> **What you should do**:
Reproduce the listing word for word. Skip any image.

> **Data segment**:
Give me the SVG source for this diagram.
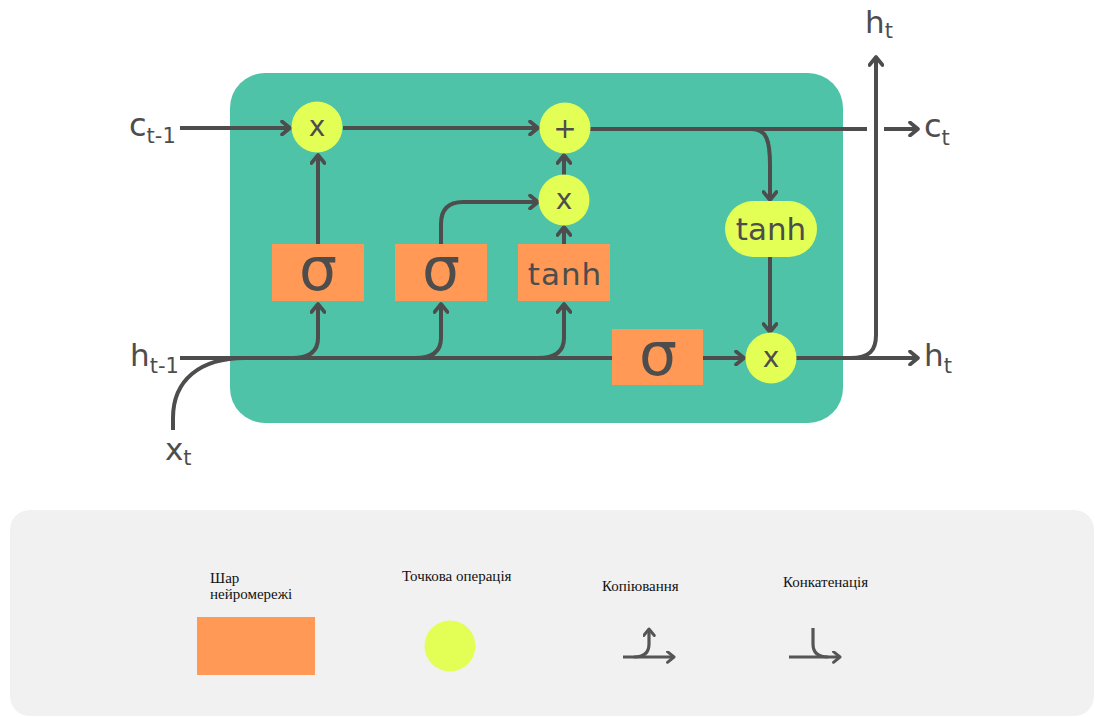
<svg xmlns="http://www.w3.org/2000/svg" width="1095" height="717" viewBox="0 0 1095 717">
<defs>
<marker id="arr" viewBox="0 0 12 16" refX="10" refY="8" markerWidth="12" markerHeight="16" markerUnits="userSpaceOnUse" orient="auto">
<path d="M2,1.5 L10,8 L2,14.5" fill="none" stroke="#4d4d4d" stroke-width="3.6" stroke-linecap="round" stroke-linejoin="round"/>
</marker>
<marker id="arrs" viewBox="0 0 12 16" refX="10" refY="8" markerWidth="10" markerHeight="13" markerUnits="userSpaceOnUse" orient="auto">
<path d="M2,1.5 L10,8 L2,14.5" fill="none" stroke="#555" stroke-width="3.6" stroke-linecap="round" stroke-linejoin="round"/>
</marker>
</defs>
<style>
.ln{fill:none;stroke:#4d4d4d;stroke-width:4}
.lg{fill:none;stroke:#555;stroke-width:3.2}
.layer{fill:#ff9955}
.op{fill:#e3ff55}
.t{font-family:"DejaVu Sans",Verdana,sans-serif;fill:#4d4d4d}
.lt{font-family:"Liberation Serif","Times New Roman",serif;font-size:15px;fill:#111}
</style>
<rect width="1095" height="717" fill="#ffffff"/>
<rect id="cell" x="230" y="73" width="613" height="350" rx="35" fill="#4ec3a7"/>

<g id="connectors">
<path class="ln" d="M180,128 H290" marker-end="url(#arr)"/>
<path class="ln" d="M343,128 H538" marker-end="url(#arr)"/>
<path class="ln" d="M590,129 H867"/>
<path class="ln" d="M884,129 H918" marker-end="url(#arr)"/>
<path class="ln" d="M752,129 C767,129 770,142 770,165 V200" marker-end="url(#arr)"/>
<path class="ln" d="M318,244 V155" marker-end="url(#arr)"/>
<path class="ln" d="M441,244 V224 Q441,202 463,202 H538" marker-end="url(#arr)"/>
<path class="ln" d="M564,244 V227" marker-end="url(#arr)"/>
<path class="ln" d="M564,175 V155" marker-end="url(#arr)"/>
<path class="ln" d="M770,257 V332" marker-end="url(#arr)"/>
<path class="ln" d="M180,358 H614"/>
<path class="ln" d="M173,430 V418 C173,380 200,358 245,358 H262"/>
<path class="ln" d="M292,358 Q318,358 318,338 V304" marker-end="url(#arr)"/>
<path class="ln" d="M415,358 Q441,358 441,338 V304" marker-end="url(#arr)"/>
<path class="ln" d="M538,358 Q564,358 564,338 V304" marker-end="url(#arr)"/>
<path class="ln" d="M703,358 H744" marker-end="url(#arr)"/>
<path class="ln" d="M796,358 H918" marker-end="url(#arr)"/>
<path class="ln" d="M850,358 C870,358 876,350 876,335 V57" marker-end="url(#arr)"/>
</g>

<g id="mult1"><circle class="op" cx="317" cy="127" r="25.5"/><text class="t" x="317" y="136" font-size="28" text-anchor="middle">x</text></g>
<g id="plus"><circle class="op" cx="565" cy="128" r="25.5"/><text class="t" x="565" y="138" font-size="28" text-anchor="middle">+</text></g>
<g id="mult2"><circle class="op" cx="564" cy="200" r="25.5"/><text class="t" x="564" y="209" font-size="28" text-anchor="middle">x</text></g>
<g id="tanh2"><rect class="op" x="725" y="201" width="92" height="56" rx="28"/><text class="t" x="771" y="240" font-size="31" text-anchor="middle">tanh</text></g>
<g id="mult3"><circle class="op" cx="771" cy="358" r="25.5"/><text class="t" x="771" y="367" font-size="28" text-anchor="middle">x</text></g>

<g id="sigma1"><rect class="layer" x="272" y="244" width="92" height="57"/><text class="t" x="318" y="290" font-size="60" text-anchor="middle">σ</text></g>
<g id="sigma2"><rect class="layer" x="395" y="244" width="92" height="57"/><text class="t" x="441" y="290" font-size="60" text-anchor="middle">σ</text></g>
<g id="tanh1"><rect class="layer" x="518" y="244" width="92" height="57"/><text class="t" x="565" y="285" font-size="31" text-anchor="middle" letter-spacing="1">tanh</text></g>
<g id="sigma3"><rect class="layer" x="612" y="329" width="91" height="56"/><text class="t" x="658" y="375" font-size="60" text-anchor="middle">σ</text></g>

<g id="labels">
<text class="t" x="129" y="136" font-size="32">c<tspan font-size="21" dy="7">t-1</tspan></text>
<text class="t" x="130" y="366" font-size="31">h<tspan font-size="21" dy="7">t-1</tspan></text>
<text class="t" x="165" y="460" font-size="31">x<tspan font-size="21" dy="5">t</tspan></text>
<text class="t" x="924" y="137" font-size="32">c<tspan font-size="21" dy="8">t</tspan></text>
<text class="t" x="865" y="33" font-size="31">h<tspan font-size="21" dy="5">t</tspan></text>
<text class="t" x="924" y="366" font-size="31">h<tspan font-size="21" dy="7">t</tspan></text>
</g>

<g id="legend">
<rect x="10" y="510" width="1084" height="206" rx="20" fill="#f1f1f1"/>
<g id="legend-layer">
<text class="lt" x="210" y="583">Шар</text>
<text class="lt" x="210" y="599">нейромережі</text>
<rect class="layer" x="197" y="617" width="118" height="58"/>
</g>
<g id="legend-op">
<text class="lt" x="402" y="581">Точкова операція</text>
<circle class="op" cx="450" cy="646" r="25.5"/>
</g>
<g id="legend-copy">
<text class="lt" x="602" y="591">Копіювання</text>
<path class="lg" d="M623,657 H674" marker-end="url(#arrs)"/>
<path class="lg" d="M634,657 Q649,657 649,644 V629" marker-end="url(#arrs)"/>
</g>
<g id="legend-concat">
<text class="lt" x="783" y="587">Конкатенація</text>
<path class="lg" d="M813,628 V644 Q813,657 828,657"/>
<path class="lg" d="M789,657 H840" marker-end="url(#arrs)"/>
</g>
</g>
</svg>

> **Written answer**:
Give me the SVG source for this diagram.
<svg xmlns="http://www.w3.org/2000/svg" width="1095" height="717" viewBox="0 0 1095 717">
<defs>
<marker id="arr" viewBox="0 0 12 16" refX="10" refY="8" markerWidth="12" markerHeight="16" markerUnits="userSpaceOnUse" orient="auto">
<path d="M2,1.5 L10,8 L2,14.5" fill="none" stroke="#4d4d4d" stroke-width="3.6" stroke-linecap="round" stroke-linejoin="round"/>
</marker>
<marker id="arrs" viewBox="0 0 12 16" refX="10" refY="8" markerWidth="10" markerHeight="13" markerUnits="userSpaceOnUse" orient="auto">
<path d="M2,1.5 L10,8 L2,14.5" fill="none" stroke="#555" stroke-width="3.6" stroke-linecap="round" stroke-linejoin="round"/>
</marker>
</defs>
<style>
.ln{fill:none;stroke:#4d4d4d;stroke-width:4}
.lg{fill:none;stroke:#555;stroke-width:3.2}
.layer{fill:#ff9955}
.op{fill:#e3ff55}
.t{font-family:"DejaVu Sans",Verdana,sans-serif;fill:#4d4d4d}
.lt{font-family:"Liberation Serif","Times New Roman",serif;font-size:15px;fill:#111}
</style>
<rect width="1095" height="717" fill="#ffffff"/>
<rect id="cell" x="230" y="73" width="613" height="350" rx="35" fill="#4ec3a7"/>

<g id="connectors">
<path class="ln" d="M180,128 H290" marker-end="url(#arr)"/>
<path class="ln" d="M343,128 H538" marker-end="url(#arr)"/>
<path class="ln" d="M590,129 H867"/>
<path class="ln" d="M884,129 H918" marker-end="url(#arr)"/>
<path class="ln" d="M752,129 C767,129 770,142 770,165 V200" marker-end="url(#arr)"/>
<path class="ln" d="M318,244 V155" marker-end="url(#arr)"/>
<path class="ln" d="M441,244 V224 Q441,202 463,202 H538" marker-end="url(#arr)"/>
<path class="ln" d="M564,244 V227" marker-end="url(#arr)"/>
<path class="ln" d="M564,175 V155" marker-end="url(#arr)"/>
<path class="ln" d="M770,257 V332" marker-end="url(#arr)"/>
<path class="ln" d="M180,358 H614"/>
<path class="ln" d="M173,430 V418 C173,380 200,358 245,358 H262"/>
<path class="ln" d="M292,358 Q318,358 318,338 V304" marker-end="url(#arr)"/>
<path class="ln" d="M415,358 Q441,358 441,338 V304" marker-end="url(#arr)"/>
<path class="ln" d="M538,358 Q564,358 564,338 V304" marker-end="url(#arr)"/>
<path class="ln" d="M703,358 H744" marker-end="url(#arr)"/>
<path class="ln" d="M796,358 H918" marker-end="url(#arr)"/>
<path class="ln" d="M850,358 C870,358 876,350 876,335 V57" marker-end="url(#arr)"/>
</g>

<g id="mult1"><circle class="op" cx="317" cy="127" r="25.5"/><text class="t" x="317" y="136" font-size="28" text-anchor="middle">x</text></g>
<g id="plus"><circle class="op" cx="565" cy="128" r="25.5"/><text class="t" x="565" y="138" font-size="28" text-anchor="middle">+</text></g>
<g id="mult2"><circle class="op" cx="564" cy="200" r="25.5"/><text class="t" x="564" y="209" font-size="28" text-anchor="middle">x</text></g>
<g id="tanh2"><rect class="op" x="725" y="201" width="92" height="56" rx="28"/><text class="t" x="771" y="240" font-size="31" text-anchor="middle">tanh</text></g>
<g id="mult3"><circle class="op" cx="771" cy="358" r="25.5"/><text class="t" x="771" y="367" font-size="28" text-anchor="middle">x</text></g>

<g id="sigma1"><rect class="layer" x="272" y="244" width="92" height="57"/><text class="t" x="318" y="290" font-size="60" text-anchor="middle">σ</text></g>
<g id="sigma2"><rect class="layer" x="395" y="244" width="92" height="57"/><text class="t" x="441" y="290" font-size="60" text-anchor="middle">σ</text></g>
<g id="tanh1"><rect class="layer" x="518" y="244" width="92" height="57"/><text class="t" x="565" y="285" font-size="31" text-anchor="middle" letter-spacing="1">tanh</text></g>
<g id="sigma3"><rect class="layer" x="612" y="329" width="91" height="56"/><text class="t" x="658" y="375" font-size="60" text-anchor="middle">σ</text></g>

<g id="labels">
<text class="t" x="129" y="136" font-size="32">c<tspan font-size="21" dy="7">t-1</tspan></text>
<text class="t" x="130" y="366" font-size="31">h<tspan font-size="21" dy="7">t-1</tspan></text>
<text class="t" x="165" y="460" font-size="31">x<tspan font-size="21" dy="5">t</tspan></text>
<text class="t" x="924" y="137" font-size="32">c<tspan font-size="21" dy="8">t</tspan></text>
<text class="t" x="865" y="33" font-size="31">h<tspan font-size="21" dy="5">t</tspan></text>
<text class="t" x="924" y="366" font-size="31">h<tspan font-size="21" dy="7">t</tspan></text>
</g>

<g id="legend">
<rect x="10" y="510" width="1084" height="206" rx="20" fill="#f1f1f1"/>
<g id="legend-layer">
<text class="lt" x="210" y="583">Шар</text>
<text class="lt" x="210" y="599">нейромережі</text>
<rect class="layer" x="197" y="617" width="118" height="58"/>
</g>
<g id="legend-op">
<text class="lt" x="402" y="581">Точкова операція</text>
<circle class="op" cx="450" cy="646" r="25.5"/>
</g>
<g id="legend-copy">
<text class="lt" x="602" y="591">Копіювання</text>
<path class="lg" d="M623,657 H674" marker-end="url(#arrs)"/>
<path class="lg" d="M634,657 Q649,657 649,644 V629" marker-end="url(#arrs)"/>
</g>
<g id="legend-concat">
<text class="lt" x="783" y="587">Конкатенація</text>
<path class="lg" d="M813,628 V644 Q813,657 828,657"/>
<path class="lg" d="M789,657 H840" marker-end="url(#arrs)"/>
</g>
</g>
</svg>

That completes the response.